Dodgers with incentive to skip 2020 season: Players set to become free agents in 2021

While I think Mookie Betts, A.J. Pollock, and Kenley Jansen have the most pressing reasons to potentially skip a 50-game season, pretty much any player who is set to enter free agency in 2021 faces risk in returning to play, as Buster Olney noted to KNBR in San Francisco.

The question is whether Major League Baseball will allow players to opt out of the 2020 season while still accumulating service time. Based on a previous agreement, if the 2020 season was canceled, players would still receive their requisite service time to allow pending free agents to maintain their eligibility even without playing any games.
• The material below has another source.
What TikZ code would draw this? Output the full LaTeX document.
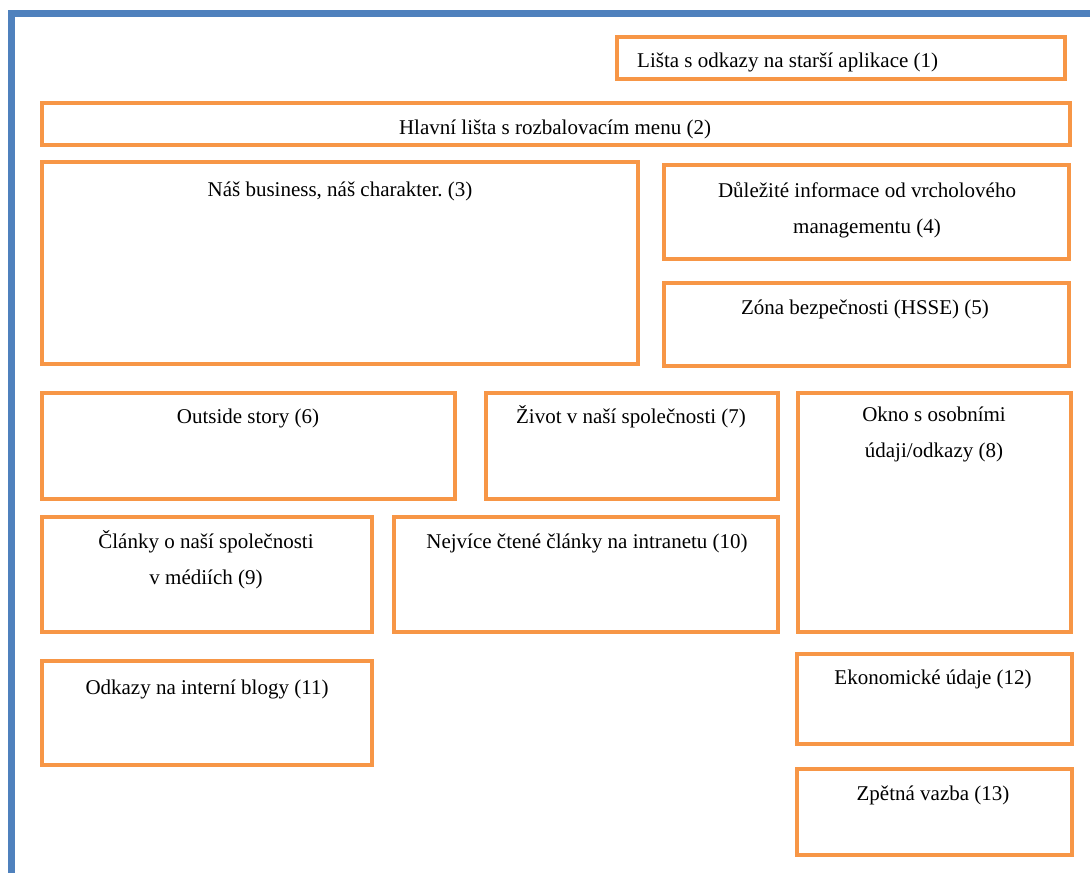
\documentclass[tikz,border=0pt]{standalone}
\usepackage{fontspec}
\setmainfont{Liberation Serif}
\usepackage{tikz}
\usetikzlibrary{positioning}
\definecolor{framblue}{HTML}{4F81BD}
\definecolor{boxorange}{HTML}{F79646}
\frenchspacing
\tikzset{
    panel/.style={draw=boxorange, line width=4pt},
    txt/.style={font=\fontsize{21}{36}\selectfont, inner sep=0pt, align=center},
    oneline/.style={txt, text height=15pt, text depth=5pt}
}

\begin{document}
\begin{tikzpicture}[x=1pt,y=-1pt]
    \useasboundingbox (0,0) rectangle (1090,873);
    % page frame
    \draw[framblue, line width=7pt] (1090,13.5) -- (11.5,13.5) -- (11.5,873);
    % top bars
    \draw[panel] (617,37) rectangle (1065,79);
    \node[oneline, anchor=west] (lista) at (637,62) {Lišta s odkazy na starší aplikace (1)};
    \draw[panel] (42,103) rectangle (1070,145);
    \node[oneline] (hlavni) at (555,129) {Hlavní lišta s rozbalovacím menu (2)};
    % row 1
    \draw[panel] (42,162) rectangle (638,364);
    \node[oneline] (business) at (340,191) {Náš business, náš charakter. (3)};
    \draw[panel] (664,165) rectangle (1069,259);
    \node[txt] (info) at (867,210) {Důležité informace od vrcholového\\managementu (4)};
    \draw[panel] (664,283) rectangle (1069,366);
    \node[oneline] (hsse) at (865,309) {Zóna bezpečnosti (HSSE) (5)};
    % row 2
    \draw[panel] (42,393) rectangle (455,499);
    \node[oneline] (outside) at (248,418) {Outside story (6)};
    \draw[panel] (486,393) rectangle (778,499);
    \node[oneline] (zivot) at (631,418) {Život v naší společnosti (7)};
    \draw[panel] (798,393) rectangle (1071,632);
    \node[txt] (okno) at (934,434) {Okno s osobními\\údaji/odkazy (8)};
    % row 3
    \draw[panel] (42,517) rectangle (372,632);
    \node[txt] (clanky) at (206,560) {Články o naší společnosti\\v médiích (9)};
    \draw[panel] (394,517) rectangle (778,632);
    \node[oneline] (ctene) at (587,543) {Nejvíce čtené články na intranetu (10)};
    % row 4
    \draw[panel] (42,661) rectangle (372,765);
    \node[oneline] (blogy) at (207,689) {Odkazy na interní blogy (11)};
    \draw[panel] (797,654) rectangle (1072,744);
    \node[oneline] (ekonom) at (933,679) {Ekonomické údaje (12)};
    \draw[panel] (797,769) rectangle (1072,855);
    \node[oneline] (vazba) at (933,795) {Zpětná vazba (13)};
\end{tikzpicture}
\end{document}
If the season is played, and certain players opt-out, it remains to be negotiated how that would impact service time.

But assuming players who opt-out due to health concerns are still eligible to become free agents next offseason, Joc Pederson, Enrique Hernandez, and Pedro Baez are all players who would be putting their health at risk just before they are hoping to get paid on the open market.

There are a few veteran players set to hit free agency in 2021, such as Justin Turner, and one-year signings Blake Treinen and Alex Wood. But all three have incentive to play. You can’t imagine Turner not showing up. And both Treinen and Wood are looking to prove they are worthy of another contract by their performance on the field this season.

In the end, I don’t expect to see many players on the Dodgers active roster who decide not to play in 2020, even if the season is truncated to only 50 games. But there are legitimate reasons why several players could consider just staying home.